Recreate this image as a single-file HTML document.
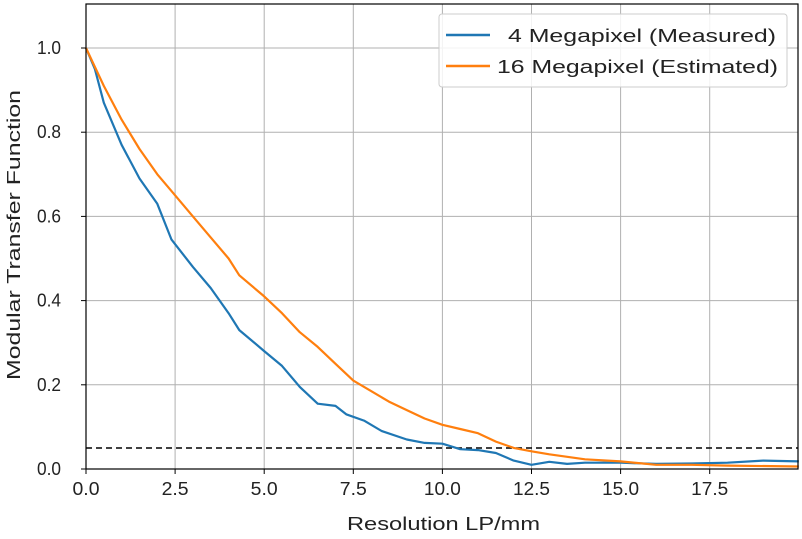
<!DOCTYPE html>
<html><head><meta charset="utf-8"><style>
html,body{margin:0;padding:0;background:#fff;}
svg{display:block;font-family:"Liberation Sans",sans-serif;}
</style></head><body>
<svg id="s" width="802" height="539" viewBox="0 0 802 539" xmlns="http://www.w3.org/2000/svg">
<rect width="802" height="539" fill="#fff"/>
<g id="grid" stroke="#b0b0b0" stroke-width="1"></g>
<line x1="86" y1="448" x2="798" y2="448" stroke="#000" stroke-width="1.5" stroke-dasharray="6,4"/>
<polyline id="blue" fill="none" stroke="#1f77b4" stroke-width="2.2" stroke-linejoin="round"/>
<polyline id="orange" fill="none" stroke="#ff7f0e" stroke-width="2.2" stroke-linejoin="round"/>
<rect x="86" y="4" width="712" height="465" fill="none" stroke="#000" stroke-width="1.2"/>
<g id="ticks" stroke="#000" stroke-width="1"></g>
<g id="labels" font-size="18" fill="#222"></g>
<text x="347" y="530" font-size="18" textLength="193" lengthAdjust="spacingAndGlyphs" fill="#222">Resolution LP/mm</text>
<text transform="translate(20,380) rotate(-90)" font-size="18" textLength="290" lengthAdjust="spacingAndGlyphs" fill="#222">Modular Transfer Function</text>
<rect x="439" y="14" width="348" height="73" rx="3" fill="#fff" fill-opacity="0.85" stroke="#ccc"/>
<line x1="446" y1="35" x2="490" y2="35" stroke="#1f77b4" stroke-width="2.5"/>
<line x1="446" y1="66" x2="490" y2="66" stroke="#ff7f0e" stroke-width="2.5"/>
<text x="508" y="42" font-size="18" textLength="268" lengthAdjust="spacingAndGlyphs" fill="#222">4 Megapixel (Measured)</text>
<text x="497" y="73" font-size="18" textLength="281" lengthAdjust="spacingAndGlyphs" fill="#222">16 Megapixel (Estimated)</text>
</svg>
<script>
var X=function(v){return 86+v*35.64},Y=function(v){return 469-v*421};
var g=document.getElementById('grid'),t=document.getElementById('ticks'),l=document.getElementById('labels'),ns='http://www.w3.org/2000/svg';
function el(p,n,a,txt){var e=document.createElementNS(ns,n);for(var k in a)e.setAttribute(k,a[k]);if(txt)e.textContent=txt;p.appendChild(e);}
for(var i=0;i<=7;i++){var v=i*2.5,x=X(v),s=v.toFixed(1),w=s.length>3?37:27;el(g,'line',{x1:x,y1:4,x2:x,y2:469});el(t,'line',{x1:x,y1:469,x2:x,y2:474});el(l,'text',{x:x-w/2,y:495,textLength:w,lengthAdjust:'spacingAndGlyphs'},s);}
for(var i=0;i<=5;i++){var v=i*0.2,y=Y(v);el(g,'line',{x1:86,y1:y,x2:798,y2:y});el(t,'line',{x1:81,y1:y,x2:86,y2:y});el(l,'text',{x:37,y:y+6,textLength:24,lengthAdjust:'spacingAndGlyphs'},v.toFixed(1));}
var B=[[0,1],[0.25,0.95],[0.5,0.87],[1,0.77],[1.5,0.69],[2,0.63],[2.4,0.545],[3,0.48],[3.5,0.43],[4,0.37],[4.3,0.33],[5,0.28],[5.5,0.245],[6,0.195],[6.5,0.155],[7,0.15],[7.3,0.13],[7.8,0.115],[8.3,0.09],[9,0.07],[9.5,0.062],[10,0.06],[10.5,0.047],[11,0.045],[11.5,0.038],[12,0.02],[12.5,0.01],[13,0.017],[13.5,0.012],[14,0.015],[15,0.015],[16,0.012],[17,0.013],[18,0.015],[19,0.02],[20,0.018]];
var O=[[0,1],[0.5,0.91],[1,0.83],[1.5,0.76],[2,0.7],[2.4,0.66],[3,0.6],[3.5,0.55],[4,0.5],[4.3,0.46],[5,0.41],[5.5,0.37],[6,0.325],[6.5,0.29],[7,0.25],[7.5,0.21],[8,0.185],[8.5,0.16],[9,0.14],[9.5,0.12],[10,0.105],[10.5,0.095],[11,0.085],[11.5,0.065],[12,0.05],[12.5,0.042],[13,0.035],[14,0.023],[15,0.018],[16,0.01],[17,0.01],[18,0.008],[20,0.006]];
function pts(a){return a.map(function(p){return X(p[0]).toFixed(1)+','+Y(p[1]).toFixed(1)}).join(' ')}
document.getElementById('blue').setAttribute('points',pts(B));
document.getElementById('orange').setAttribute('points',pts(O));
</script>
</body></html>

▬▬▬▬▬▬▬▬▬▬

▶ [Objective]
Omit every picture, then repeat the remaining data exactly as it appears above.

▶ [Worked solution]
Recreate this image as a single-file HTML document.
<!DOCTYPE html>
<html><head><meta charset="utf-8"><style>
html,body{margin:0;padding:0;background:#fff;}
svg{display:block;font-family:"Liberation Sans",sans-serif;}
</style></head><body>
<svg id="s" width="802" height="539" viewBox="0 0 802 539" xmlns="http://www.w3.org/2000/svg">
<rect width="802" height="539" fill="#fff"/>
<g id="grid" stroke="#b0b0b0" stroke-width="1"></g>
<line x1="86" y1="448" x2="798" y2="448" stroke="#000" stroke-width="1.5" stroke-dasharray="6,4"/>
<polyline id="blue" fill="none" stroke="#1f77b4" stroke-width="2.2" stroke-linejoin="round"/>
<polyline id="orange" fill="none" stroke="#ff7f0e" stroke-width="2.2" stroke-linejoin="round"/>
<rect x="86" y="4" width="712" height="465" fill="none" stroke="#000" stroke-width="1.2"/>
<g id="ticks" stroke="#000" stroke-width="1"></g>
<g id="labels" font-size="18" fill="#222"></g>
<text x="347" y="530" font-size="18" textLength="193" lengthAdjust="spacingAndGlyphs" fill="#222">Resolution LP/mm</text>
<text transform="translate(20,380) rotate(-90)" font-size="18" textLength="290" lengthAdjust="spacingAndGlyphs" fill="#222">Modular Transfer Function</text>
<rect x="439" y="14" width="348" height="73" rx="3" fill="#fff" fill-opacity="0.85" stroke="#ccc"/>
<line x1="446" y1="35" x2="490" y2="35" stroke="#1f77b4" stroke-width="2.5"/>
<line x1="446" y1="66" x2="490" y2="66" stroke="#ff7f0e" stroke-width="2.5"/>
<text x="508" y="42" font-size="18" textLength="268" lengthAdjust="spacingAndGlyphs" fill="#222">4 Megapixel (Measured)</text>
<text x="497" y="73" font-size="18" textLength="281" lengthAdjust="spacingAndGlyphs" fill="#222">16 Megapixel (Estimated)</text>
</svg>
<script>
var X=function(v){return 86+v*35.64},Y=function(v){return 469-v*421};
var g=document.getElementById('grid'),t=document.getElementById('ticks'),l=document.getElementById('labels'),ns='http://www.w3.org/2000/svg';
function el(p,n,a,txt){var e=document.createElementNS(ns,n);for(var k in a)e.setAttribute(k,a[k]);if(txt)e.textContent=txt;p.appendChild(e);}
for(var i=0;i<=7;i++){var v=i*2.5,x=X(v),s=v.toFixed(1),w=s.length>3?37:27;el(g,'line',{x1:x,y1:4,x2:x,y2:469});el(t,'line',{x1:x,y1:469,x2:x,y2:474});el(l,'text',{x:x-w/2,y:495,textLength:w,lengthAdjust:'spacingAndGlyphs'},s);}
for(var i=0;i<=5;i++){var v=i*0.2,y=Y(v);el(g,'line',{x1:86,y1:y,x2:798,y2:y});el(t,'line',{x1:81,y1:y,x2:86,y2:y});el(l,'text',{x:37,y:y+6,textLength:24,lengthAdjust:'spacingAndGlyphs'},v.toFixed(1));}
var B=[[0,1],[0.25,0.95],[0.5,0.87],[1,0.77],[1.5,0.69],[2,0.63],[2.4,0.545],[3,0.48],[3.5,0.43],[4,0.37],[4.3,0.33],[5,0.28],[5.5,0.245],[6,0.195],[6.5,0.155],[7,0.15],[7.3,0.13],[7.8,0.115],[8.3,0.09],[9,0.07],[9.5,0.062],[10,0.06],[10.5,0.047],[11,0.045],[11.5,0.038],[12,0.02],[12.5,0.01],[13,0.017],[13.5,0.012],[14,0.015],[15,0.015],[16,0.012],[17,0.013],[18,0.015],[19,0.02],[20,0.018]];
var O=[[0,1],[0.5,0.91],[1,0.83],[1.5,0.76],[2,0.7],[2.4,0.66],[3,0.6],[3.5,0.55],[4,0.5],[4.3,0.46],[5,0.41],[5.5,0.37],[6,0.325],[6.5,0.29],[7,0.25],[7.5,0.21],[8,0.185],[8.5,0.16],[9,0.14],[9.5,0.12],[10,0.105],[10.5,0.095],[11,0.085],[11.5,0.065],[12,0.05],[12.5,0.042],[13,0.035],[14,0.023],[15,0.018],[16,0.01],[17,0.01],[18,0.008],[20,0.006]];
function pts(a){return a.map(function(p){return X(p[0]).toFixed(1)+','+Y(p[1]).toFixed(1)}).join(' ')}
document.getElementById('blue').setAttribute('points',pts(B));
document.getElementById('orange').setAttribute('points',pts(O));
</script>
</body></html>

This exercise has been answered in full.